Dataset excerpt>
##########
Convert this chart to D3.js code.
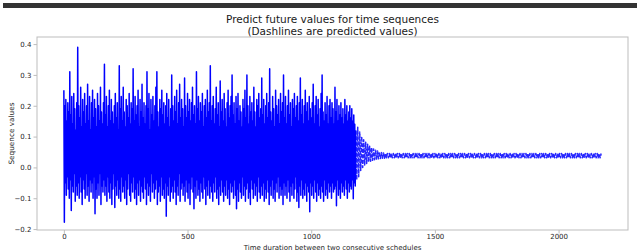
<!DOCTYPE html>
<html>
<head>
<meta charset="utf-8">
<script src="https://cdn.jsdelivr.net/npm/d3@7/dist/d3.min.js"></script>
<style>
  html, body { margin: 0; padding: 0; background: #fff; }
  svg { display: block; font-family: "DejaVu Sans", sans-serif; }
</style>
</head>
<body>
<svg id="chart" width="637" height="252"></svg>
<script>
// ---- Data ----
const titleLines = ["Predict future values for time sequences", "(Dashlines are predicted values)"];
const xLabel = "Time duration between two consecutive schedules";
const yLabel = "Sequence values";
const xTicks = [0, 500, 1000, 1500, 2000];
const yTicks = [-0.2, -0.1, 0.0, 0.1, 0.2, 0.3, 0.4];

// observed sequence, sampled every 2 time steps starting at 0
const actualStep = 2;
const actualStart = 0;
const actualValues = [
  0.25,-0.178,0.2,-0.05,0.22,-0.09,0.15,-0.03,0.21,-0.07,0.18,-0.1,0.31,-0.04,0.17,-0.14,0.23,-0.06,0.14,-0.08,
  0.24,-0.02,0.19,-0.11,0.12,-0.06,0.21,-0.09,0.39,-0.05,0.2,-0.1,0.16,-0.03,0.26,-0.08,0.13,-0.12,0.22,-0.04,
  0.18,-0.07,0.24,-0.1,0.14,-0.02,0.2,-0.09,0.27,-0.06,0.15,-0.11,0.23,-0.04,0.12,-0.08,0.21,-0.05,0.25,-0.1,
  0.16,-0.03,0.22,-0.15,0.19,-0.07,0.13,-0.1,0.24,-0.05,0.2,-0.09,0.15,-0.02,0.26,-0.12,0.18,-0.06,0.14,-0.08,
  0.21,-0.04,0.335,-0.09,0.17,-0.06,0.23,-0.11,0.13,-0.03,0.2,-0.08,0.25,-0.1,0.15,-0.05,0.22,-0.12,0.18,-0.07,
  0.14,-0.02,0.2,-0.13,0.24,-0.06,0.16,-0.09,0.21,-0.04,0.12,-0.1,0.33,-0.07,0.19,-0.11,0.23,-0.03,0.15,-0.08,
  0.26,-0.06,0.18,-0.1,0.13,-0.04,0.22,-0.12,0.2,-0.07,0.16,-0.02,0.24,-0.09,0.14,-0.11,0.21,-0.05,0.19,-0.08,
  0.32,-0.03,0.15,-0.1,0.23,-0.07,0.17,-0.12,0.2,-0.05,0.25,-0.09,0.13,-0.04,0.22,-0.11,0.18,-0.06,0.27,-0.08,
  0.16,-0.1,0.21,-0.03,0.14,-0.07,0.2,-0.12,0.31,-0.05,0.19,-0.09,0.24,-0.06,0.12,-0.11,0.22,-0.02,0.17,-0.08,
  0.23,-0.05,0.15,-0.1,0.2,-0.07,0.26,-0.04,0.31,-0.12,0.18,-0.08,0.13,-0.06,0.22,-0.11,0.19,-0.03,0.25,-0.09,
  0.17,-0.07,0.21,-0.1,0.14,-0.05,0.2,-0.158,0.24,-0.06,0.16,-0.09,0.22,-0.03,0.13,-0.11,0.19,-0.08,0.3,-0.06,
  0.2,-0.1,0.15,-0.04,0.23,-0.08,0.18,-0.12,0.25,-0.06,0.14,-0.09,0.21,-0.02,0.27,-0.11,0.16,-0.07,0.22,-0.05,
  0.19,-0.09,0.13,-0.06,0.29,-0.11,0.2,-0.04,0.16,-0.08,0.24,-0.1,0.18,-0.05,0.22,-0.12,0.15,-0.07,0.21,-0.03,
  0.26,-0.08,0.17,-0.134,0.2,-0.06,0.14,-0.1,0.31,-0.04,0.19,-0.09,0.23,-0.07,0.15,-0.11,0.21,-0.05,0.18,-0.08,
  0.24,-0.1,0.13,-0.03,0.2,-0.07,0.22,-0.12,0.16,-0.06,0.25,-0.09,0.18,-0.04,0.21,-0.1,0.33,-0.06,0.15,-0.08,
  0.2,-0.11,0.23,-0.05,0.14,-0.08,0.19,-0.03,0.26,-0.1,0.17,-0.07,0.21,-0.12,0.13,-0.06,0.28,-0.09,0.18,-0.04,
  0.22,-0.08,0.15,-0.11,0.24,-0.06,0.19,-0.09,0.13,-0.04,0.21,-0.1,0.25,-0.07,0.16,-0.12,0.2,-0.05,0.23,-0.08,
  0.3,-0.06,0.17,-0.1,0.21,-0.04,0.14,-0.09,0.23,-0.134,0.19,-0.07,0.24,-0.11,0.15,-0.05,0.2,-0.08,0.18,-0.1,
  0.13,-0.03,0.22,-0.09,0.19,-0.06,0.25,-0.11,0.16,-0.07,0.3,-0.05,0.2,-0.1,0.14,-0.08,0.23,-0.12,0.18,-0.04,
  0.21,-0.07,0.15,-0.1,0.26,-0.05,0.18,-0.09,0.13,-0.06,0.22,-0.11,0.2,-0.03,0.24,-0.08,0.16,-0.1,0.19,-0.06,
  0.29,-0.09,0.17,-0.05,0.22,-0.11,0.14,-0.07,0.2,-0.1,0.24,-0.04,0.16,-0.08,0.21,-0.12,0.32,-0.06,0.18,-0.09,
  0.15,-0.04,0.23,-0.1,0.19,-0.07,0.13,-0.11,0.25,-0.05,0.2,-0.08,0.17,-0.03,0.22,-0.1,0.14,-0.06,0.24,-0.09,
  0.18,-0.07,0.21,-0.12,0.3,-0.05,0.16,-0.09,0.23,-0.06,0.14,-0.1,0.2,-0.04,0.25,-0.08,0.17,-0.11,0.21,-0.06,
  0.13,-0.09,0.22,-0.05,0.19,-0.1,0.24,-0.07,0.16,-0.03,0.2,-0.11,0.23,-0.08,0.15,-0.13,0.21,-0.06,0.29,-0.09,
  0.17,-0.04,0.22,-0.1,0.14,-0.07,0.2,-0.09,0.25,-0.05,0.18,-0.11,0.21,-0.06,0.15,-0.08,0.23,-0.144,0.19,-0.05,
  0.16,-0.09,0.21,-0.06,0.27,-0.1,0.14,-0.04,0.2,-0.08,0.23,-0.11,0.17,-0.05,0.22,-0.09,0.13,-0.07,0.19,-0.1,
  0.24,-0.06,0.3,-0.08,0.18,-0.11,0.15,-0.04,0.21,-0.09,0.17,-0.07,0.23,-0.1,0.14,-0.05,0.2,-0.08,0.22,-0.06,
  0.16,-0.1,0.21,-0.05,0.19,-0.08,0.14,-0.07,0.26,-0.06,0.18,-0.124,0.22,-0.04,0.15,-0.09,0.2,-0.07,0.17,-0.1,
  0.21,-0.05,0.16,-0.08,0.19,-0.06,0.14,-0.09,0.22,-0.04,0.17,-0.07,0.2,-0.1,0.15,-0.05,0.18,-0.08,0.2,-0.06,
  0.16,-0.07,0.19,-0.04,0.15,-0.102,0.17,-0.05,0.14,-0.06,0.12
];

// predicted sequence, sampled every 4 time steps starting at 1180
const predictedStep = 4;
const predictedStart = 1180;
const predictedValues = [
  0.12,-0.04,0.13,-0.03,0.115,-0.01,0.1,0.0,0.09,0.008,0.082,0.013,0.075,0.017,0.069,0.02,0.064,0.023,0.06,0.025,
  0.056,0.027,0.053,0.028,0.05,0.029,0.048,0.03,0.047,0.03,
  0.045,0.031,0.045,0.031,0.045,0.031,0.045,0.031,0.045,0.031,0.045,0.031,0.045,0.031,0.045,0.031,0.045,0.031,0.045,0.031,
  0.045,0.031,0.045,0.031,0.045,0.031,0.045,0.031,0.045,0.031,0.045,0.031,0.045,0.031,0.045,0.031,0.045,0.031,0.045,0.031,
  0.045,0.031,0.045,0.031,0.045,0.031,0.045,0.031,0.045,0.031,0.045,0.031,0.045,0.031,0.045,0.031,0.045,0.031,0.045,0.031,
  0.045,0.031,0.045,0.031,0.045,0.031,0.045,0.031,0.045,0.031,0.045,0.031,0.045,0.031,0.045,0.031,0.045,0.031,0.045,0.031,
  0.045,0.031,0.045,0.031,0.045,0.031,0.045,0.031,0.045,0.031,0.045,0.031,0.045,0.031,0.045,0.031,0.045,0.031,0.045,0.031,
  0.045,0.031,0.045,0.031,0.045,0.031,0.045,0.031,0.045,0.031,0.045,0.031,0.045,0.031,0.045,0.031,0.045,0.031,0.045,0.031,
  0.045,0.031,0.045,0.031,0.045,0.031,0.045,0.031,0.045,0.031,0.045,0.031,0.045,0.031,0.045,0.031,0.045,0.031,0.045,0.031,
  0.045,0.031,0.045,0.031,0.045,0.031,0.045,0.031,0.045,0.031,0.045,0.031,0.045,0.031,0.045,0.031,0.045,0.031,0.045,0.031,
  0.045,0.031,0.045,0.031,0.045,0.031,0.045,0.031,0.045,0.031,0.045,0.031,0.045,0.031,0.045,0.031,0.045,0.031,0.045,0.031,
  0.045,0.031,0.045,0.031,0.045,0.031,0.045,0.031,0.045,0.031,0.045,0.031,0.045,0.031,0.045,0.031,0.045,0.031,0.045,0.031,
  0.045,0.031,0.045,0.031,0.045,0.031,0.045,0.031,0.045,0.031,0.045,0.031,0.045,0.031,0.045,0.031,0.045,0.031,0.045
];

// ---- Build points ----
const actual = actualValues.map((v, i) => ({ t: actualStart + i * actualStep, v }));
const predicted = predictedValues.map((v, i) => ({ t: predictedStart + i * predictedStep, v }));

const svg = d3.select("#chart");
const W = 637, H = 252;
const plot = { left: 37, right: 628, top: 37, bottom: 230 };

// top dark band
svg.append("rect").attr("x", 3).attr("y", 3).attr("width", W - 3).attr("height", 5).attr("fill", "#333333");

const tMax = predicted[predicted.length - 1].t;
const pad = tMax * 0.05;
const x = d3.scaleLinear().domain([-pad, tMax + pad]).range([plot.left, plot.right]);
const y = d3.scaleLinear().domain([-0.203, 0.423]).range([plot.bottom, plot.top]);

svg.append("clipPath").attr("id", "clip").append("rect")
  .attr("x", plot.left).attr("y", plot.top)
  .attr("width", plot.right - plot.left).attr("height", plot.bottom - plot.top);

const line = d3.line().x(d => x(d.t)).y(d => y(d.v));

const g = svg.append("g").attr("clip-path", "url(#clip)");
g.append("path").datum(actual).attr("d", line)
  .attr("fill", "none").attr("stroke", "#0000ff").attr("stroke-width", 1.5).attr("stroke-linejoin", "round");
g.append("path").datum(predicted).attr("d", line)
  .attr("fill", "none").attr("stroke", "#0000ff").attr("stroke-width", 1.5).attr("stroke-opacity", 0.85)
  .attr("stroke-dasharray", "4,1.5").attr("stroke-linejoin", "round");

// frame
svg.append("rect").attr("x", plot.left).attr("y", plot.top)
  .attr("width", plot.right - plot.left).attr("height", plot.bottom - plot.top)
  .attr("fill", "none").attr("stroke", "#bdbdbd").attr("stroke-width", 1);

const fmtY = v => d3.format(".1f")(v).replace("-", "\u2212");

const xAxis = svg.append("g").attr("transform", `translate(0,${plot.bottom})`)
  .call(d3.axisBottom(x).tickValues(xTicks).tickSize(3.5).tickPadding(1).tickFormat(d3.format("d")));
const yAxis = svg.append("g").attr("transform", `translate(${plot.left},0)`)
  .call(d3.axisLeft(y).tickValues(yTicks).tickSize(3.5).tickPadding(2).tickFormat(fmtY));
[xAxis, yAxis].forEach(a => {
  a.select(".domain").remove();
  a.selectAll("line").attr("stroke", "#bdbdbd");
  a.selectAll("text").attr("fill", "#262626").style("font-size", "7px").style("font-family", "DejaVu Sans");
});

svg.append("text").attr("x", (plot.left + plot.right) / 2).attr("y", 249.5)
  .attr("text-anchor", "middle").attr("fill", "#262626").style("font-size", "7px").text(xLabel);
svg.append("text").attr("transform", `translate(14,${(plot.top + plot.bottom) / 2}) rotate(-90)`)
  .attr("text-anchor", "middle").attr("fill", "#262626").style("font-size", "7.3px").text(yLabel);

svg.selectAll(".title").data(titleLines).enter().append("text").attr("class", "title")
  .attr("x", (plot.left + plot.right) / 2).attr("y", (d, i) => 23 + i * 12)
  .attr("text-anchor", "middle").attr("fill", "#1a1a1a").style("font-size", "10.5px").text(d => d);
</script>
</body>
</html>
##########
Work instructions> Return the material line for line, from its beginning to the line that contains "const yTicks = [-0.2, -0.1, 0.0, 0.1, 0.2, 0.3, 0.4];", with the pictures left out.

Answer to this problem>
Convert this chart to D3.js code.
<!DOCTYPE html>
<html>
<head>
<meta charset="utf-8">
<script src="https://cdn.jsdelivr.net/npm/d3@7/dist/d3.min.js"></script>
<style>
  html, body { margin: 0; padding: 0; background: #fff; }
  svg { display: block; font-family: "DejaVu Sans", sans-serif; }
</style>
</head>
<body>
<svg id="chart" width="637" height="252"></svg>
<script>
// ---- Data ----
const titleLines = ["Predict future values for time sequences", "(Dashlines are predicted values)"];
const xLabel = "Time duration between two consecutive schedules";
const yLabel = "Sequence values";
const xTicks = [0, 500, 1000, 1500, 2000];
const yTicks = [-0.2, -0.1, 0.0, 0.1, 0.2, 0.3, 0.4];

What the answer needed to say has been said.